WHAT IS ASKED: Starting with the first line of the data below, copy each line up to and including the one containing "0.66, 0.71, 0.80];". Pictures stay out.

SOURCE DATA:
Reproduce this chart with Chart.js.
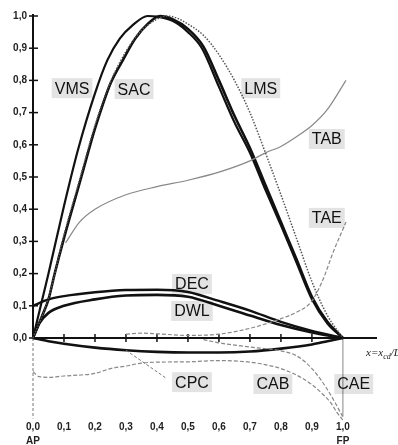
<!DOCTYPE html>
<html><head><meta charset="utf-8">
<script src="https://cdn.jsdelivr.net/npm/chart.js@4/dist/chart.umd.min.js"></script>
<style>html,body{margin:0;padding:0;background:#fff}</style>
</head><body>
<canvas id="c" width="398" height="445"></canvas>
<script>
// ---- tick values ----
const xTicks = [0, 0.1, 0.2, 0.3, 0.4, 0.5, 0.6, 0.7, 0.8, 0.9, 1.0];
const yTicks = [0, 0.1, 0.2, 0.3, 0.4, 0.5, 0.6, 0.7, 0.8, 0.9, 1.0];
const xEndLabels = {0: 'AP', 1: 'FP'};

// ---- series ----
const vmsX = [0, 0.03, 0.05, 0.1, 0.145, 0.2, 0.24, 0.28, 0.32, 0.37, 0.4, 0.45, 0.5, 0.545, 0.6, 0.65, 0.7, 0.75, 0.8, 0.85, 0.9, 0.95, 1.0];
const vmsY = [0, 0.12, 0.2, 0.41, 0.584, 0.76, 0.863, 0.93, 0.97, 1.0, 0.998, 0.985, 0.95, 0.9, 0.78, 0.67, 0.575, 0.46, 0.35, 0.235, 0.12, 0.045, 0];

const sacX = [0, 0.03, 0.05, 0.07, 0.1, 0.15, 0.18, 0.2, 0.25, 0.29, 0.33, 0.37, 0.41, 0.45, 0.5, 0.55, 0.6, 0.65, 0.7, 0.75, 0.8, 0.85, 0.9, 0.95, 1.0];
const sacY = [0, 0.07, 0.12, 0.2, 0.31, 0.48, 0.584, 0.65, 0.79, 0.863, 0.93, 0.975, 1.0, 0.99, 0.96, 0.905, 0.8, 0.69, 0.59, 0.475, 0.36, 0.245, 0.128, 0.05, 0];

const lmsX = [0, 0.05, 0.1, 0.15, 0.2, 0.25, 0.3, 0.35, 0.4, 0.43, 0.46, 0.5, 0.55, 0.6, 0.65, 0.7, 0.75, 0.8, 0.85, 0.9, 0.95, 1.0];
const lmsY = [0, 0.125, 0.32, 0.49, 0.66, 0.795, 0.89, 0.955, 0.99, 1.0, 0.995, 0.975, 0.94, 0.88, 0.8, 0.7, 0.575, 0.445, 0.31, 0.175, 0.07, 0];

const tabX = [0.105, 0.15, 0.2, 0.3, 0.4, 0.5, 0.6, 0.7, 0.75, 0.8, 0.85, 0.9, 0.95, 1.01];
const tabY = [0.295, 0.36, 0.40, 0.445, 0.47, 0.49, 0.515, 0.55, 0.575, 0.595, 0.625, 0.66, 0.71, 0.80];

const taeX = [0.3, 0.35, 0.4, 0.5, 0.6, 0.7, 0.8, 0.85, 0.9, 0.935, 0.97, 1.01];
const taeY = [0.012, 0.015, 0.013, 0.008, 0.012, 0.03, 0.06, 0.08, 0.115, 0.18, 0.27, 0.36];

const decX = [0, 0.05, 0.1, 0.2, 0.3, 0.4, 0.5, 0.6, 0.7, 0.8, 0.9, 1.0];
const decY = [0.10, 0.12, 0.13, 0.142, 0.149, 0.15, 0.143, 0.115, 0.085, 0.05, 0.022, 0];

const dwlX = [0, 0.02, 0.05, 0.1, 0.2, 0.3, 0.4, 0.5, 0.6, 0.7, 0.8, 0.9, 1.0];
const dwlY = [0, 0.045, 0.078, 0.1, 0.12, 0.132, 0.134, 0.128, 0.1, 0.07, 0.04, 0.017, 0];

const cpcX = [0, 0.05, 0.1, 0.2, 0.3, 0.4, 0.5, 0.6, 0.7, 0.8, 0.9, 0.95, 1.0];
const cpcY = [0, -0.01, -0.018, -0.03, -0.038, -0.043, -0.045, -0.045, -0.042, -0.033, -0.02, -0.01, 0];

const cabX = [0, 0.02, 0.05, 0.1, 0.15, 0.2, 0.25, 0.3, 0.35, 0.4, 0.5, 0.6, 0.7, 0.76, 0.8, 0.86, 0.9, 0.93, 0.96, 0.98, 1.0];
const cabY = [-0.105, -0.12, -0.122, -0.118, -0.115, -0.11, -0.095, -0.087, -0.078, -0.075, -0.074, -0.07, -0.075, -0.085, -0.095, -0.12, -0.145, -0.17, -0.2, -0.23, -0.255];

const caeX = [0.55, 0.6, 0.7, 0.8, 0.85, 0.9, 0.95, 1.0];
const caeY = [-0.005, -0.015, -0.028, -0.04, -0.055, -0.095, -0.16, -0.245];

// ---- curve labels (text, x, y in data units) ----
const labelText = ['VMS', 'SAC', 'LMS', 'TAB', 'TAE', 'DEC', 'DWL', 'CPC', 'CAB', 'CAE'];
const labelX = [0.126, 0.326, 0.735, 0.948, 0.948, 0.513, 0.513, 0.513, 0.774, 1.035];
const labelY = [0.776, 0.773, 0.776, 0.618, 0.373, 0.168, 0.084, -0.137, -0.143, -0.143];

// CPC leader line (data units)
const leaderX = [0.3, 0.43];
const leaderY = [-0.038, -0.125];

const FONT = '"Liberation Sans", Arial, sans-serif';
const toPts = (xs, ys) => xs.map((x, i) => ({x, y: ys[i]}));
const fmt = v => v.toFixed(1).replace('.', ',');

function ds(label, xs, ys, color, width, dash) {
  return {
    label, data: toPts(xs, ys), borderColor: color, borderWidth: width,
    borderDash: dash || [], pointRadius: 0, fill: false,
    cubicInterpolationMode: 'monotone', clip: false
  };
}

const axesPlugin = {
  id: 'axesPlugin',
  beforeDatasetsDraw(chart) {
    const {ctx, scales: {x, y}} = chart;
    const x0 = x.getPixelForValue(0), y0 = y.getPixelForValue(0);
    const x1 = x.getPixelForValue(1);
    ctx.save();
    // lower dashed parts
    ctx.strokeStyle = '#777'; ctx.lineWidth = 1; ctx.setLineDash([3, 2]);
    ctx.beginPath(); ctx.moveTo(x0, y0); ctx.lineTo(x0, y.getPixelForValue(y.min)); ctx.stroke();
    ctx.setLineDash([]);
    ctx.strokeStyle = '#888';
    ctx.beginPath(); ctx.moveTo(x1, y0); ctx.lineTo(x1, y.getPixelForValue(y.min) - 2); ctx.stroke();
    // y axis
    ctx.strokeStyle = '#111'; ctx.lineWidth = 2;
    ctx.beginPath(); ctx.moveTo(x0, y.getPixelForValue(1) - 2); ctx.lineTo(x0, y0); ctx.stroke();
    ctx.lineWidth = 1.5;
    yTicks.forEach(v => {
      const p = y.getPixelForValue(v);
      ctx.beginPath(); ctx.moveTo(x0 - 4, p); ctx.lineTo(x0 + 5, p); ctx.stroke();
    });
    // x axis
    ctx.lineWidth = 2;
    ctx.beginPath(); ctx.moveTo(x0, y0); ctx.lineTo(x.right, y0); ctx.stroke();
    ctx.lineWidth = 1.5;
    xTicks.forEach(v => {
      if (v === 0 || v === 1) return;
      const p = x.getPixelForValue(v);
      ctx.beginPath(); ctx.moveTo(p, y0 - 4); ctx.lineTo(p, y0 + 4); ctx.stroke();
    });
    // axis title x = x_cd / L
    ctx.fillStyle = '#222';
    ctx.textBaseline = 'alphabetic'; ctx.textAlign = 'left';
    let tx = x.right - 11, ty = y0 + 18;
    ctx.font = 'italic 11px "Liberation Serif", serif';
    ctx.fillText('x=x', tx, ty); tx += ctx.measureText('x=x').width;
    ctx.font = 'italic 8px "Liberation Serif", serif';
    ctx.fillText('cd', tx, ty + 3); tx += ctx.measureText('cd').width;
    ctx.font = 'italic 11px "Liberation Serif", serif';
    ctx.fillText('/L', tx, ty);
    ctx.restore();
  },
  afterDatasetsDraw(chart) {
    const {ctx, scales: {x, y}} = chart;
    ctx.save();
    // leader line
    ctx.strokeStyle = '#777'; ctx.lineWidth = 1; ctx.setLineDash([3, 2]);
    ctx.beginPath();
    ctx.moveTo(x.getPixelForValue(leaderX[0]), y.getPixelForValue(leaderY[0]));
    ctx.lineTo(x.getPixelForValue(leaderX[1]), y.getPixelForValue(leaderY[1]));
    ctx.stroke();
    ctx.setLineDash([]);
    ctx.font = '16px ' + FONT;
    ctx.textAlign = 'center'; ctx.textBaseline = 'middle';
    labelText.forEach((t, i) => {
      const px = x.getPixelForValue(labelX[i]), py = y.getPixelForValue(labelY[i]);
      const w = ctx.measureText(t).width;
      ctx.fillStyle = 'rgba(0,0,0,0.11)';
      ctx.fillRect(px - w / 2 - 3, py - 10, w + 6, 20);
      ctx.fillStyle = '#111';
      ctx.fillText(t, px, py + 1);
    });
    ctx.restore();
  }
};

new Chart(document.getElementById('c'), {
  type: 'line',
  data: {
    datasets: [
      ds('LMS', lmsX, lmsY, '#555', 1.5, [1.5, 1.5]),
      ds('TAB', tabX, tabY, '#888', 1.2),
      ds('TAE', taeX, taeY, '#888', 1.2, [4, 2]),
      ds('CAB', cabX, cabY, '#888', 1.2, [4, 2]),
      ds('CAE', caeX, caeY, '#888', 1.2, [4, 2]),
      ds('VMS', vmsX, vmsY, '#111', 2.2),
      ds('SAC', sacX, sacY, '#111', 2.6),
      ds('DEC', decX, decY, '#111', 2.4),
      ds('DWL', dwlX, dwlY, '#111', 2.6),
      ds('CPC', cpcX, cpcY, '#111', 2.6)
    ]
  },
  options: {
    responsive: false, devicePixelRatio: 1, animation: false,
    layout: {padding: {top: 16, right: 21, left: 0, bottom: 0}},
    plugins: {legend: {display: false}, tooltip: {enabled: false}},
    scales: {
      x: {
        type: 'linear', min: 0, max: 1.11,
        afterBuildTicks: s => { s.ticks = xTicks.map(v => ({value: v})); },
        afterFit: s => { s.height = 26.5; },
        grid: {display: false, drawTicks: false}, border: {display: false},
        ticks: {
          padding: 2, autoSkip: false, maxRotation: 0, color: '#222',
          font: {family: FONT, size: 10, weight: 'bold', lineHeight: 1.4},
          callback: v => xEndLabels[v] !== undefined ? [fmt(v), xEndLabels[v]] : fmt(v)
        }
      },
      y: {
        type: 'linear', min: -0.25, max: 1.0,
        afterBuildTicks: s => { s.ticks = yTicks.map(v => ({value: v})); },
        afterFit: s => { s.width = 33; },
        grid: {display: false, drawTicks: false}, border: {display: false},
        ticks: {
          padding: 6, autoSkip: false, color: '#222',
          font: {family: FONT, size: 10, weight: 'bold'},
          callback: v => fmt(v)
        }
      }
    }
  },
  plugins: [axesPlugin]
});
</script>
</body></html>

PROBLEM SOLUTION:
Reproduce this chart with Chart.js.
<!DOCTYPE html>
<html><head><meta charset="utf-8">
<script src="https://cdn.jsdelivr.net/npm/chart.js@4/dist/chart.umd.min.js"></script>
<style>html,body{margin:0;padding:0;background:#fff}</style>
</head><body>
<canvas id="c" width="398" height="445"></canvas>
<script>
// ---- tick values ----
const xTicks = [0, 0.1, 0.2, 0.3, 0.4, 0.5, 0.6, 0.7, 0.8, 0.9, 1.0];
const yTicks = [0, 0.1, 0.2, 0.3, 0.4, 0.5, 0.6, 0.7, 0.8, 0.9, 1.0];
const xEndLabels = {0: 'AP', 1: 'FP'};

// ---- series ----
const vmsX = [0, 0.03, 0.05, 0.1, 0.145, 0.2, 0.24, 0.28, 0.32, 0.37, 0.4, 0.45, 0.5, 0.545, 0.6, 0.65, 0.7, 0.75, 0.8, 0.85, 0.9, 0.95, 1.0];
const vmsY = [0, 0.12, 0.2, 0.41, 0.584, 0.76, 0.863, 0.93, 0.97, 1.0, 0.998, 0.985, 0.95, 0.9, 0.78, 0.67, 0.575, 0.46, 0.35, 0.235, 0.12, 0.045, 0];

const sacX = [0, 0.03, 0.05, 0.07, 0.1, 0.15, 0.18, 0.2, 0.25, 0.29, 0.33, 0.37, 0.41, 0.45, 0.5, 0.55, 0.6, 0.65, 0.7, 0.75, 0.8, 0.85, 0.9, 0.95, 1.0];
const sacY = [0, 0.07, 0.12, 0.2, 0.31, 0.48, 0.584, 0.65, 0.79, 0.863, 0.93, 0.975, 1.0, 0.99, 0.96, 0.905, 0.8, 0.69, 0.59, 0.475, 0.36, 0.245, 0.128, 0.05, 0];

const lmsX = [0, 0.05, 0.1, 0.15, 0.2, 0.25, 0.3, 0.35, 0.4, 0.43, 0.46, 0.5, 0.55, 0.6, 0.65, 0.7, 0.75, 0.8, 0.85, 0.9, 0.95, 1.0];
const lmsY = [0, 0.125, 0.32, 0.49, 0.66, 0.795, 0.89, 0.955, 0.99, 1.0, 0.995, 0.975, 0.94, 0.88, 0.8, 0.7, 0.575, 0.445, 0.31, 0.175, 0.07, 0];

const tabX = [0.105, 0.15, 0.2, 0.3, 0.4, 0.5, 0.6, 0.7, 0.75, 0.8, 0.85, 0.9, 0.95, 1.01];
const tabY = [0.295, 0.36, 0.40, 0.445, 0.47, 0.49, 0.515, 0.55, 0.575, 0.595, 0.625, 0.66, 0.71, 0.80];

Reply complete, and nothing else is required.